* **To do**
In the data, extract each line that holds the string "source".

----- Exercise input

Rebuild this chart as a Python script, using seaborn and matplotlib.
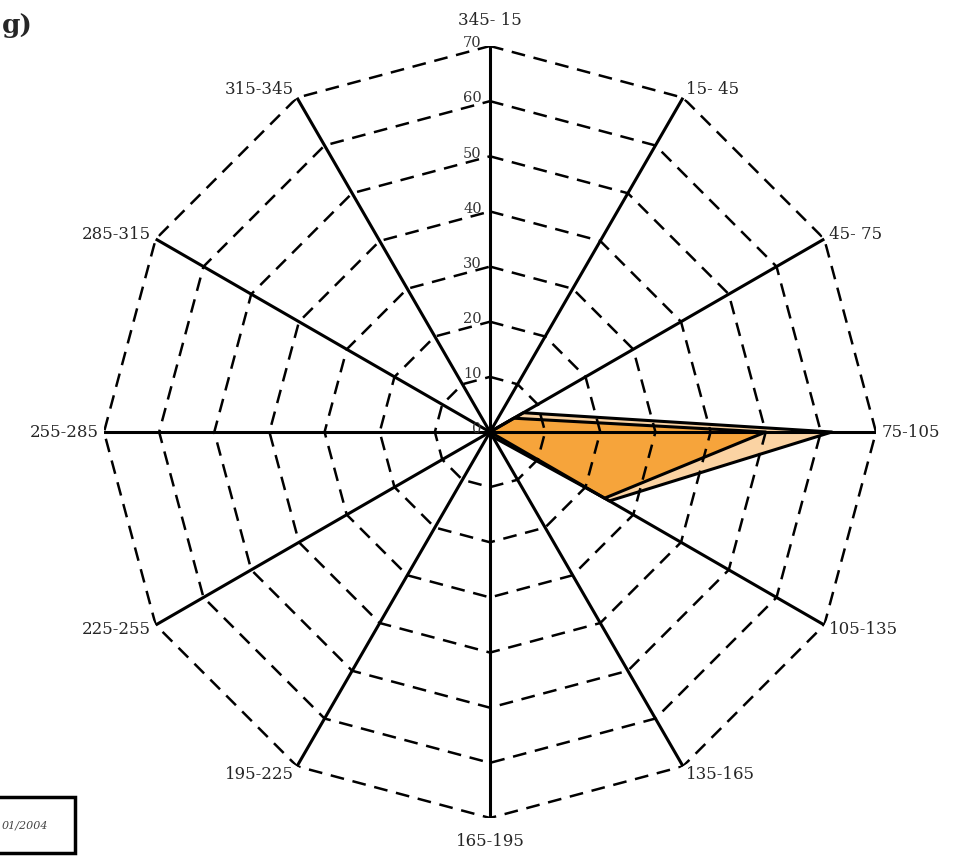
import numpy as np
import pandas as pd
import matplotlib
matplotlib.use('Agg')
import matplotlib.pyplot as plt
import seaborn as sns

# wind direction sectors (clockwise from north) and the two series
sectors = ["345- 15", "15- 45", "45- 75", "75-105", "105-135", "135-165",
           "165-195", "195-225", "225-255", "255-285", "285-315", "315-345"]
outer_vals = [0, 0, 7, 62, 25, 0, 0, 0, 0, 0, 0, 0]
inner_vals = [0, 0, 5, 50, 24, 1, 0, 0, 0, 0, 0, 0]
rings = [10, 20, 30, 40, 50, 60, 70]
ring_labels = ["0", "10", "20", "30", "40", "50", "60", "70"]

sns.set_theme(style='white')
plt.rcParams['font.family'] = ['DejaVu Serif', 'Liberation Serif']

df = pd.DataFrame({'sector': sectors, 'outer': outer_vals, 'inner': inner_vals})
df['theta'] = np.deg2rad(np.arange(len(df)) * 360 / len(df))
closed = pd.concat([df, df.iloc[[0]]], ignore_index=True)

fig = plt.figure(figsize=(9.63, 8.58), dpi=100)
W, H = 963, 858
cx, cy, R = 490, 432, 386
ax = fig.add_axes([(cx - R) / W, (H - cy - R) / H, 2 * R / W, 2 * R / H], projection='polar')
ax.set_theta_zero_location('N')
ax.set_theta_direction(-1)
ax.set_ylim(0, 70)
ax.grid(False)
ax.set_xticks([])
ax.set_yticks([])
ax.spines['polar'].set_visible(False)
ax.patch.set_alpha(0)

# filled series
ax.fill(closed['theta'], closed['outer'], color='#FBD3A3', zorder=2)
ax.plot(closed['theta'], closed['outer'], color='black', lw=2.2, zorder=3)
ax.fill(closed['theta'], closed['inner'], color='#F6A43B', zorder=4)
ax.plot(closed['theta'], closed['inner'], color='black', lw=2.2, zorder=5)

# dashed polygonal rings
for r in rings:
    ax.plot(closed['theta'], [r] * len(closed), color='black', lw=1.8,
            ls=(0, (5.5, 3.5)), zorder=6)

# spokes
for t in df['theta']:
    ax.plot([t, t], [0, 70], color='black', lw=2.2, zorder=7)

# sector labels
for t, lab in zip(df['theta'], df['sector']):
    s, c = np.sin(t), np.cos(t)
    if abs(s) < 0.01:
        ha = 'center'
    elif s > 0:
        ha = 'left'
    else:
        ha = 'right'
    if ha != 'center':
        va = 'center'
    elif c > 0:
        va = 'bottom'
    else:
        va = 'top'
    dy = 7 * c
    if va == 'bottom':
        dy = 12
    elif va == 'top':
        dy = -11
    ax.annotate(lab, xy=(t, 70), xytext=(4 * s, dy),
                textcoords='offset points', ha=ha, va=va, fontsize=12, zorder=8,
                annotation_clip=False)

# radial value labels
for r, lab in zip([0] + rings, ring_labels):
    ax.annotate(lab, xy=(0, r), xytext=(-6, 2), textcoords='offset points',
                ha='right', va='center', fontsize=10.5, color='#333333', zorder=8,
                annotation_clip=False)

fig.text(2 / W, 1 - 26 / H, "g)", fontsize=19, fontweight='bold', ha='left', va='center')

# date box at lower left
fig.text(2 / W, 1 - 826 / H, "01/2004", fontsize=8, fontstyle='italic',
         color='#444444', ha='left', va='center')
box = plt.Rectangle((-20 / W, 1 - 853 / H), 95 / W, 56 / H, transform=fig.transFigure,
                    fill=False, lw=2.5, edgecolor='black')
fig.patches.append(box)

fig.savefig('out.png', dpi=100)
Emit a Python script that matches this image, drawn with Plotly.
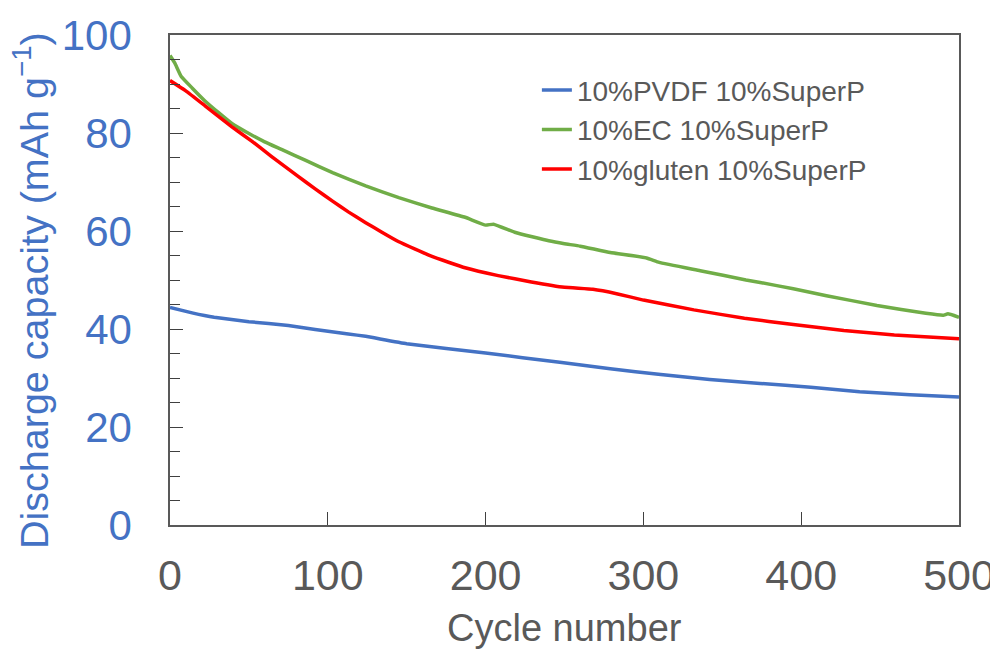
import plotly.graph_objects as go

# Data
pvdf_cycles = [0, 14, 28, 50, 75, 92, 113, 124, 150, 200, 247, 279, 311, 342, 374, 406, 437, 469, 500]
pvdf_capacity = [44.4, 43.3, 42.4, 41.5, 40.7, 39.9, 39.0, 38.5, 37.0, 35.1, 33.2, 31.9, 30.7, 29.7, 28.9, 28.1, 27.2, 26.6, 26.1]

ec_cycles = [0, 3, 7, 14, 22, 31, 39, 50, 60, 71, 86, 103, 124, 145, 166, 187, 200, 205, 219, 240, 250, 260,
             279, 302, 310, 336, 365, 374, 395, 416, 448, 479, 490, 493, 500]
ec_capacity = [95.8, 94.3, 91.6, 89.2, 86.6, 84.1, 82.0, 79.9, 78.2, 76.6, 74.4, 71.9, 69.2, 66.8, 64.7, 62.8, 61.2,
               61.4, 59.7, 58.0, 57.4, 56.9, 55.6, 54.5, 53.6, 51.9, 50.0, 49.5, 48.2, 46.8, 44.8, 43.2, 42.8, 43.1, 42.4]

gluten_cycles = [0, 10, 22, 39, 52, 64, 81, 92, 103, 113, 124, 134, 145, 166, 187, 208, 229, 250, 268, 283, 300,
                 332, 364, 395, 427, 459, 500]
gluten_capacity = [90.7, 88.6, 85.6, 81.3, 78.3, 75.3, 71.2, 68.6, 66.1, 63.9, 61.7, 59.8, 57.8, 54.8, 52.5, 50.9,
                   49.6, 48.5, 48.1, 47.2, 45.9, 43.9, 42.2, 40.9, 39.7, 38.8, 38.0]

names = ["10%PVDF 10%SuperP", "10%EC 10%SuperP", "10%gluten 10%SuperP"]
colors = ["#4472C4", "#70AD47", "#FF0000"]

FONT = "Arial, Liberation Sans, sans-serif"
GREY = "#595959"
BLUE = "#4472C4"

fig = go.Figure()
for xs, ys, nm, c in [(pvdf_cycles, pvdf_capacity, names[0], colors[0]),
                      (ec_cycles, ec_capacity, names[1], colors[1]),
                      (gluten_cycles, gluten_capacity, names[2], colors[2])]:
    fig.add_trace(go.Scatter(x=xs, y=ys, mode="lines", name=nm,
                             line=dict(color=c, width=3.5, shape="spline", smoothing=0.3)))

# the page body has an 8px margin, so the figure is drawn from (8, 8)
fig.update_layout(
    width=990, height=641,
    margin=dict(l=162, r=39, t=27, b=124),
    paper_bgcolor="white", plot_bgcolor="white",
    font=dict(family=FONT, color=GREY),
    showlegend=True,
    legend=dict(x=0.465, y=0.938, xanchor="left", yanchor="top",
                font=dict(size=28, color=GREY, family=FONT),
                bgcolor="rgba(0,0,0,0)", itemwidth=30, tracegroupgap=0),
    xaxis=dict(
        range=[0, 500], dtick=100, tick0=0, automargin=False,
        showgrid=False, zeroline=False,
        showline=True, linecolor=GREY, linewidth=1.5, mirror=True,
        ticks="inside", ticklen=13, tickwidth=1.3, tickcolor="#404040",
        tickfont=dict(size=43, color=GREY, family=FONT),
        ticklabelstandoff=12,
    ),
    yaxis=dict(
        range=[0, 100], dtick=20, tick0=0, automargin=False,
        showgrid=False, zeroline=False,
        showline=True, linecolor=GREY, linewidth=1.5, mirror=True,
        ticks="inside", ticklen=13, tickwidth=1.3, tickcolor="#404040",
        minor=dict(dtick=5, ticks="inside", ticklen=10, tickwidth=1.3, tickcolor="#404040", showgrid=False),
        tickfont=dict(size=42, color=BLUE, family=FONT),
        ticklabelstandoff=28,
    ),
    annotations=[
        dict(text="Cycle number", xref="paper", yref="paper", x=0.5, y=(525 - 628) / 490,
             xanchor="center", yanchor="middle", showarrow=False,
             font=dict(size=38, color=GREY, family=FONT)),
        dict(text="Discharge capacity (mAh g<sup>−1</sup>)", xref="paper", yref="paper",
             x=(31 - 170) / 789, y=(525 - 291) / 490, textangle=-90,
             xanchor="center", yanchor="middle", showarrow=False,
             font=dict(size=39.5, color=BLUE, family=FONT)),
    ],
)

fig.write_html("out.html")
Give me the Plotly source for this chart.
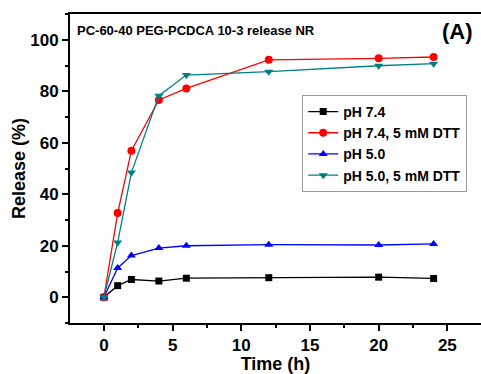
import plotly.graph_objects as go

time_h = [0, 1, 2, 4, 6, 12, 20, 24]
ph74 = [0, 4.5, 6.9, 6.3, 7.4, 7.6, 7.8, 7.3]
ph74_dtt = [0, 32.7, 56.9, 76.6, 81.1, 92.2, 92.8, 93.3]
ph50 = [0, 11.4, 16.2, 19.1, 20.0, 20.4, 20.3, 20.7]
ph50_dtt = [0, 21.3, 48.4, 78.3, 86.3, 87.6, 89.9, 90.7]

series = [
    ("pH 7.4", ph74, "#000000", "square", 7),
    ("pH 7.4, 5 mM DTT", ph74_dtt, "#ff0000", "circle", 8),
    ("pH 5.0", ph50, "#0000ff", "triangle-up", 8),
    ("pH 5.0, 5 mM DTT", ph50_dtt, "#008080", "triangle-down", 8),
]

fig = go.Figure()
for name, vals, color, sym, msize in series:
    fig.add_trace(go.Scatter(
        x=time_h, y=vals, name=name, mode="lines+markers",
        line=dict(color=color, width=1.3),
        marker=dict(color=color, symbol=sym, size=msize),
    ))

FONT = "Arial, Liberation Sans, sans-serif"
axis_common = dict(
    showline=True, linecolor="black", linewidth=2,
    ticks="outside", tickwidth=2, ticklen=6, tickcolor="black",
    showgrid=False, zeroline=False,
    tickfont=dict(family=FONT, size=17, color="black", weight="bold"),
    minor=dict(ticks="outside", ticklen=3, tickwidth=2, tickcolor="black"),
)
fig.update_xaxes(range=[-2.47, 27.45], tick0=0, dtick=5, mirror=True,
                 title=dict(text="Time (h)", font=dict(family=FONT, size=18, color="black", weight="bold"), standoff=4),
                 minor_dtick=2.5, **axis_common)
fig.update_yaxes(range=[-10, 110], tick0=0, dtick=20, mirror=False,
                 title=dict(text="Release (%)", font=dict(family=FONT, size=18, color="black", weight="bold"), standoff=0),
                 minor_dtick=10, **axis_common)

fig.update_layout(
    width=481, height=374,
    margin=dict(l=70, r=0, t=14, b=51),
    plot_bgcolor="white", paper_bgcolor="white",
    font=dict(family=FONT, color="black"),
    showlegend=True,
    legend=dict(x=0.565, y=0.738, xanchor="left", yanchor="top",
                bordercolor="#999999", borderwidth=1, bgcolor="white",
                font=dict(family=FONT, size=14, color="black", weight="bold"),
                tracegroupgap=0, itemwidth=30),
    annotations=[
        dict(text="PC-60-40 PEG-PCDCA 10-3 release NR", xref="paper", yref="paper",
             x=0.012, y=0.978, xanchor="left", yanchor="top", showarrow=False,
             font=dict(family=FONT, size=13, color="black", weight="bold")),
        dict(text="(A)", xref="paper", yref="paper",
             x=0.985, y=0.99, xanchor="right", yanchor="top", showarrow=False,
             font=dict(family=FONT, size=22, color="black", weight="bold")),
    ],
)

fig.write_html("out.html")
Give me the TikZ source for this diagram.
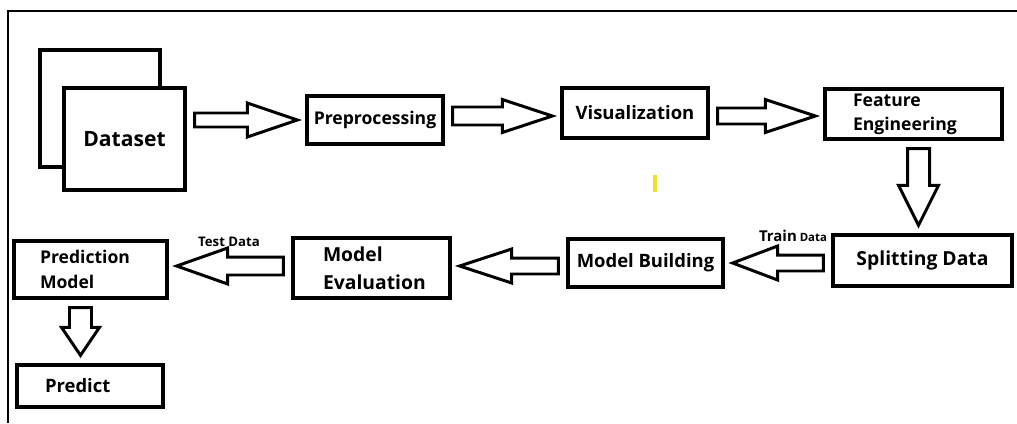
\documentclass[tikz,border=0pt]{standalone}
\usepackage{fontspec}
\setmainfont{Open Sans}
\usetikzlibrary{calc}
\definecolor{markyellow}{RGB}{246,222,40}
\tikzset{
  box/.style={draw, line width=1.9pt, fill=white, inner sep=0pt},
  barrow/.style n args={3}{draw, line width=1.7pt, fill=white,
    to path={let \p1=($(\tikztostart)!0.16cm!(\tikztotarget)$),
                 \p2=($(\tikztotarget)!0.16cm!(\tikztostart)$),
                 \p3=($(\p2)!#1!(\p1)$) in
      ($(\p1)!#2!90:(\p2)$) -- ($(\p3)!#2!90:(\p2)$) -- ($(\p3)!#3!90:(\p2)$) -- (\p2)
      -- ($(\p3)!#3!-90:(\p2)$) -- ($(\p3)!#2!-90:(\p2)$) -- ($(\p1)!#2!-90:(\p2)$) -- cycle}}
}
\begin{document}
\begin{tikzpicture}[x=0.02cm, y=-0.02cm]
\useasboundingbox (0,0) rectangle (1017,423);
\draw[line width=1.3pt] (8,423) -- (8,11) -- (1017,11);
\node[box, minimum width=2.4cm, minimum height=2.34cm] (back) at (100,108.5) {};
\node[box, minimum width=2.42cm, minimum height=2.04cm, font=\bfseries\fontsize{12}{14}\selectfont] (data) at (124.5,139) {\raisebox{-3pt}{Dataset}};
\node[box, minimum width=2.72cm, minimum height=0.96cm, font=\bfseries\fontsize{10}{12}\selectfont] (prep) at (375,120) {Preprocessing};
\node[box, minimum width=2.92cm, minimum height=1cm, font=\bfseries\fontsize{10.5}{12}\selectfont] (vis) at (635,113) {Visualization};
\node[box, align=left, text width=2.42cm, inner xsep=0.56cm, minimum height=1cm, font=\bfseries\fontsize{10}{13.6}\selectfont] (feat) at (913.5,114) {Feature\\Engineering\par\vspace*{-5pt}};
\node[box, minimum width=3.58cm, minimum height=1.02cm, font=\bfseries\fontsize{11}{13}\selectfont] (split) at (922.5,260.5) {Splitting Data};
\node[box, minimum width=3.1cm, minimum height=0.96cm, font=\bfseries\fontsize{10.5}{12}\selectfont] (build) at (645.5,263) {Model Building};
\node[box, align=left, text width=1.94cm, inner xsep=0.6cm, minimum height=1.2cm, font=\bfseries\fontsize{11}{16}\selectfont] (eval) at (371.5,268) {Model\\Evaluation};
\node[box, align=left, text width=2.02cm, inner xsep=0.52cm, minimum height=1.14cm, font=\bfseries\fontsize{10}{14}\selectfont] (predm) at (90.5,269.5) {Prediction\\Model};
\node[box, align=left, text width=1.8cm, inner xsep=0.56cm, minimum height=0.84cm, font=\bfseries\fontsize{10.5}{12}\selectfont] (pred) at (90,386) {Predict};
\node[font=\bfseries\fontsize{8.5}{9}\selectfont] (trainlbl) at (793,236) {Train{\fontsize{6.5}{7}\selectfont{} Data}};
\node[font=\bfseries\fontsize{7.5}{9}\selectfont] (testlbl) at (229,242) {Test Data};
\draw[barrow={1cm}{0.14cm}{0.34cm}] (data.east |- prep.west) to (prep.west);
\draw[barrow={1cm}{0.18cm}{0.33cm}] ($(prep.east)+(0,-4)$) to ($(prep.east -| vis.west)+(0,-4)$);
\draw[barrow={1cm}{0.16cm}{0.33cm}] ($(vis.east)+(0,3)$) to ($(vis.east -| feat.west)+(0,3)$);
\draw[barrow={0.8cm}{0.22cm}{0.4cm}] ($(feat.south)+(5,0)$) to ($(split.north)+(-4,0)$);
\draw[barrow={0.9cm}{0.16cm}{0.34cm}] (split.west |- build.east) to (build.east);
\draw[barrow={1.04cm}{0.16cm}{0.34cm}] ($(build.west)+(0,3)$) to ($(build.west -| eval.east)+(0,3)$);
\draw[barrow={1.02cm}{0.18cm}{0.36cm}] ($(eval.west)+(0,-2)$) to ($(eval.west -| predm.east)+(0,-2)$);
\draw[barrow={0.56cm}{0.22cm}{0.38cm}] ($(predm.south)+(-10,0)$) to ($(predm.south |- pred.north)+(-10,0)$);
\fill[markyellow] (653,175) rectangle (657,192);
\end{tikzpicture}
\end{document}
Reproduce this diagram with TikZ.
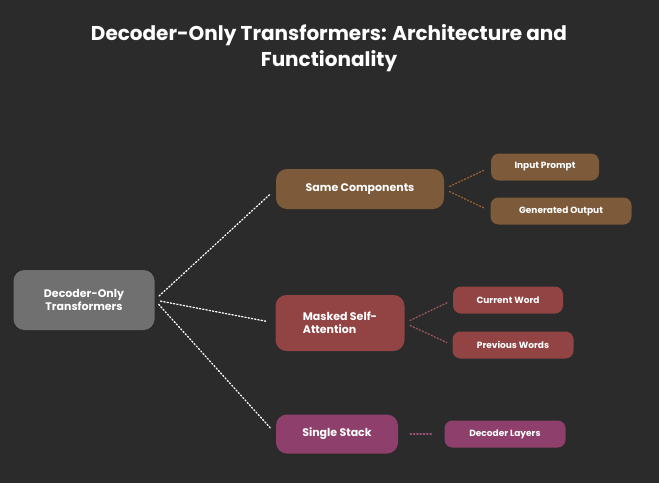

----------

* **Finished answer**
Give me the Plotly source for this chart.
Give me the TikZ source for this diagram.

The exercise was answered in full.